Bu politika, burjuvazi açısından yeni bir politika değildir. Söz konusu olan, ülkemizde oligarşinin bu politikayı yaygın bir biçimde uygulayabilecek duruma son on yılda geldiğidir. Bir başka deyişle, oligarşi, son on yılda, egemenliğini mutlak bir biçimde ilan etmiştir.
Özal döneminde, Özal ailesinin borsa yoluyla elde ettiklerini ileri sürdükleri paralar, Lenin'in de ifade ettiği gibi, burjuvazinin adam satın alma yollarından birisidir. İSKİ olayı ile açık biçimde ortaya çıkan gerçek ise, sadece belli kesimlerin değil, toplumun her kesiminin rüşvet yoluyla satın alma konusu olduğudur. Özal döneminin yaygın rüşvet olayları, "yolsuzluk dosyaları" olarak aylarca kamuoyuna açıklanmasına rağmen, hiçbirşey yapılmadan raflarda tozlanmaya bırakılması, aynı zamanda, oligarşinin yeni hükümeti de satın alabildiğinin kanıtı olmuştur. Sadece kişiler yer değiştirmiştir.
İSKİ olayının bir kez daha ortaya koyduğu gerçek, ülkemizde oligarşinin, tüm toplumsal çürümüşlüğün, yozlaşmanın tek sorumlusu olduğudur. Sol adına, solculuk adına oligarşinin adam satın alma politikasına çanak tutanlar, oligarşinin paralı uşakları olarak kendilerini gizleyemez hale gelmişlerdir. Sorun sadece Ergun Göknel'in kişiliği sorunu değildir. Olaylarda 29 gazetecinin bu kişiden "maaş" aldığı iddiaları bile, olayın genel bir çürüme, yozlaşma olayı olduğunu göstermektedir.

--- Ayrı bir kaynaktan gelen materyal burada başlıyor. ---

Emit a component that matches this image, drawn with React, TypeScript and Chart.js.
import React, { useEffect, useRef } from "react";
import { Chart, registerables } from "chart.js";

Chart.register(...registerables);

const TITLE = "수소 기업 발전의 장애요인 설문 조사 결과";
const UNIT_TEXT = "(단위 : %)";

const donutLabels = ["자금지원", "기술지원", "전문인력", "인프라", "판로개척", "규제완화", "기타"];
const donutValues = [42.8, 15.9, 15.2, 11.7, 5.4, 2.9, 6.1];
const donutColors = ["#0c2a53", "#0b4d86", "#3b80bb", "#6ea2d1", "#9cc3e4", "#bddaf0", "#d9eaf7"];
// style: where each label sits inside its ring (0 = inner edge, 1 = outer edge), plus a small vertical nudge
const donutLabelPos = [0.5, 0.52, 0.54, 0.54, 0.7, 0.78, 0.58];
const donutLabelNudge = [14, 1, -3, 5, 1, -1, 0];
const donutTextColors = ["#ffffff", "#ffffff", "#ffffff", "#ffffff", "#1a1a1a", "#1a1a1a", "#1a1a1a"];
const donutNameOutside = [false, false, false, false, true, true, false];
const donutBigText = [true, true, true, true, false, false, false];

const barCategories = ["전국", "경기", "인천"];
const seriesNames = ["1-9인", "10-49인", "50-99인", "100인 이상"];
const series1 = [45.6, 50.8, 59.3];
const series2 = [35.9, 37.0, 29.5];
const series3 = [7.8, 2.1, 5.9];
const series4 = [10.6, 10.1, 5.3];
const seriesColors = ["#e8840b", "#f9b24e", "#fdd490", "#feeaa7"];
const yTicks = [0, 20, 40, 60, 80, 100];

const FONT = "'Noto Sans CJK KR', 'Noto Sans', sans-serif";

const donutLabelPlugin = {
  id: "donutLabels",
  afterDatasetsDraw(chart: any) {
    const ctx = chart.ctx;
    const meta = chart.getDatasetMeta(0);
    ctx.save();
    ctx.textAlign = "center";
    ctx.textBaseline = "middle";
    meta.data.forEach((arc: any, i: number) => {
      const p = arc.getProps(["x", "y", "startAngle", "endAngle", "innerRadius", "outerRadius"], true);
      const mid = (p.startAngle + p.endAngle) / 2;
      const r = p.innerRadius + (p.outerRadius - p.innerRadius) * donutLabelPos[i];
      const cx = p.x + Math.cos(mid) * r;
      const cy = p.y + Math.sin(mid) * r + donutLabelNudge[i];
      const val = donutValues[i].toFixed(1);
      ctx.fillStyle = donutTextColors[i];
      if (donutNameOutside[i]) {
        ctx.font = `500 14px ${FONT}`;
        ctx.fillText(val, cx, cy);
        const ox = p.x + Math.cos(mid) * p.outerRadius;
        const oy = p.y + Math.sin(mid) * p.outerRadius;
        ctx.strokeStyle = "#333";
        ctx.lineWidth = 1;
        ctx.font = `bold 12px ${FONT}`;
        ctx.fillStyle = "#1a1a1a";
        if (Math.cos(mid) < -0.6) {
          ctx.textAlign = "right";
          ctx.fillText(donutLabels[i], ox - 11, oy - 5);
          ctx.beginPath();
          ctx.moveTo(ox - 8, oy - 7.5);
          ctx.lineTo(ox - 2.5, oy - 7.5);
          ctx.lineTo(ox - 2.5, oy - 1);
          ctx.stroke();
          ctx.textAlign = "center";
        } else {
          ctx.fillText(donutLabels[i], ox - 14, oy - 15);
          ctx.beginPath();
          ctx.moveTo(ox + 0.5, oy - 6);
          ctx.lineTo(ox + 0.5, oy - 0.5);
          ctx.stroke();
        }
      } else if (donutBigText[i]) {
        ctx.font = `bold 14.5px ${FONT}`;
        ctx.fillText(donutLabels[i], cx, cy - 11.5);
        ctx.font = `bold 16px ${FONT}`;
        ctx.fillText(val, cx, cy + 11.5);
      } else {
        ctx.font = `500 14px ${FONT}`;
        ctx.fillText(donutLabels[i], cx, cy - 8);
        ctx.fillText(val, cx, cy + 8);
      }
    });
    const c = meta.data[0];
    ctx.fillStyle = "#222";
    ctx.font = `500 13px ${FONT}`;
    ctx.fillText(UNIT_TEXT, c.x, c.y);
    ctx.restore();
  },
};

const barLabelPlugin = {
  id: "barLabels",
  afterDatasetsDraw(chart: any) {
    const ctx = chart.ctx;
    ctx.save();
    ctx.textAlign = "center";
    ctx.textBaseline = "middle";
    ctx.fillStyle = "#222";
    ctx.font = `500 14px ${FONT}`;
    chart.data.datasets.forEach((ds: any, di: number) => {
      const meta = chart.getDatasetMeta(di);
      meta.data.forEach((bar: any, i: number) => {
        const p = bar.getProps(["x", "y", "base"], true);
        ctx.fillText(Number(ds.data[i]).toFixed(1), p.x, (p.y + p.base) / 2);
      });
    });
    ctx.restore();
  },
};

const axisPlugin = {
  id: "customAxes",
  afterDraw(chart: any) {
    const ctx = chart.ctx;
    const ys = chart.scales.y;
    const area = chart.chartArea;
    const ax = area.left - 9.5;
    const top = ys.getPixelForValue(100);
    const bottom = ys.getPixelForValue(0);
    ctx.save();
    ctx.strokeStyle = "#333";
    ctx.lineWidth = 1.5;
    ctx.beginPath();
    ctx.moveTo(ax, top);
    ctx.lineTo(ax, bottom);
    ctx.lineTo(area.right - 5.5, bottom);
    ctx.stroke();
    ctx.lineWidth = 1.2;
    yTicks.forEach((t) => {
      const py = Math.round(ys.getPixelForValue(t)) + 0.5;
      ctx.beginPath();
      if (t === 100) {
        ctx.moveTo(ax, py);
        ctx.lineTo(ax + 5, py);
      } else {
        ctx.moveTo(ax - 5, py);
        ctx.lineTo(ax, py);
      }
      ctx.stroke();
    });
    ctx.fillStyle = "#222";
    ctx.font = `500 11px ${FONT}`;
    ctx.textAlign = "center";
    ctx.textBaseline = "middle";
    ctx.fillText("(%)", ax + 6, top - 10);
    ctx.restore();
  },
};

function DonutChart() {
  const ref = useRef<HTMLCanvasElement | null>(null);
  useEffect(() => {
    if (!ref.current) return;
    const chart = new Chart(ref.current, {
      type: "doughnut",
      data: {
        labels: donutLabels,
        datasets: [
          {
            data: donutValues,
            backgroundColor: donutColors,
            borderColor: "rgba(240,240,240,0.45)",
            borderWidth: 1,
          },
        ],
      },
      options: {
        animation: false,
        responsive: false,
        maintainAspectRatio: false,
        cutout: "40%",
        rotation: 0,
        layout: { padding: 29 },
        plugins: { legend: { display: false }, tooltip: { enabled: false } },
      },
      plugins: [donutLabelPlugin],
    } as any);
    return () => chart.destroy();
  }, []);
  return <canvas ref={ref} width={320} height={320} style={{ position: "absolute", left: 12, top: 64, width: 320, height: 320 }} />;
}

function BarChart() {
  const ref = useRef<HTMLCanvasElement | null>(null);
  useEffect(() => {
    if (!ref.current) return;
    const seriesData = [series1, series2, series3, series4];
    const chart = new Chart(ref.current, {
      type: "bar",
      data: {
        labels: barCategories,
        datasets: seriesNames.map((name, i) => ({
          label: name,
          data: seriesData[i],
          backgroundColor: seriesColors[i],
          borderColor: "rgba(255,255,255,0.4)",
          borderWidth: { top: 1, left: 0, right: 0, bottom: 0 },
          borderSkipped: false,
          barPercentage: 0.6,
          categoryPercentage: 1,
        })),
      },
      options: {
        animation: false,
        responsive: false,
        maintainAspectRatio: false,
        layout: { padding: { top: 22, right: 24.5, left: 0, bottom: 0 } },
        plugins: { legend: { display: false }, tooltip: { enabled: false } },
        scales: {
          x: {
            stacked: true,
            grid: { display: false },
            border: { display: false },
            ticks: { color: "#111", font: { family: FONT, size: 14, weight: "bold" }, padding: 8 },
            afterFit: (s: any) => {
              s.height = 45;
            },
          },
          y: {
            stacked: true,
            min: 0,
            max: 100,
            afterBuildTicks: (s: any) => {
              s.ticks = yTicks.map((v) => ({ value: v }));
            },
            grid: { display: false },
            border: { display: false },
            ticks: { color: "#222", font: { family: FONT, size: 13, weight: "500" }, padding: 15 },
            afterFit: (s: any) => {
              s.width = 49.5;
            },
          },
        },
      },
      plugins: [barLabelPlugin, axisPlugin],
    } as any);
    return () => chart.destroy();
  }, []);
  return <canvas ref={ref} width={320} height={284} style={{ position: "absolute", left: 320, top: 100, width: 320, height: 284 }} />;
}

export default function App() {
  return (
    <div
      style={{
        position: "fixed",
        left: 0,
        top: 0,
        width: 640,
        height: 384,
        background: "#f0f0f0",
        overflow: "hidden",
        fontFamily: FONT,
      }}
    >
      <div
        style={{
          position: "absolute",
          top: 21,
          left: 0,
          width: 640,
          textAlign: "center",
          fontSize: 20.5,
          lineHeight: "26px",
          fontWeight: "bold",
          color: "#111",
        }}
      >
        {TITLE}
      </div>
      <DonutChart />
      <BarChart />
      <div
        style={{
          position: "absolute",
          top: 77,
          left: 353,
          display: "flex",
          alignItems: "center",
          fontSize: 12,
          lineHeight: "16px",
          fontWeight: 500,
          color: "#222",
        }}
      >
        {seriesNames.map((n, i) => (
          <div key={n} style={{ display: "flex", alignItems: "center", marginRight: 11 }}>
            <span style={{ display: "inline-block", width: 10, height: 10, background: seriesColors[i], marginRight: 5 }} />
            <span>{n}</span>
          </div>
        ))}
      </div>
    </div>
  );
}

Devrimcilerin bu olaydan çıkarmaları gereken ders, 12 Eylül döneminde başlatılan depolitizasyon sürecinin, aynı zamanda, bir yozlaşma, çürüme süreci olduğunu; solda ortaya çıkan her türden parasal sapkınlıkların temelinde bu çürümenin yattığını görmek ve göstermektir. Ve yapılması gereken, hâlâ kendilerini solla ilişkilendirenlerin, aynı zamanda oligarşinin adamları olduğunu kitlelere açıklamaktır.
Dipnotlar
[1*] Lenin, Emperyalist Ekonomizm, s. 54.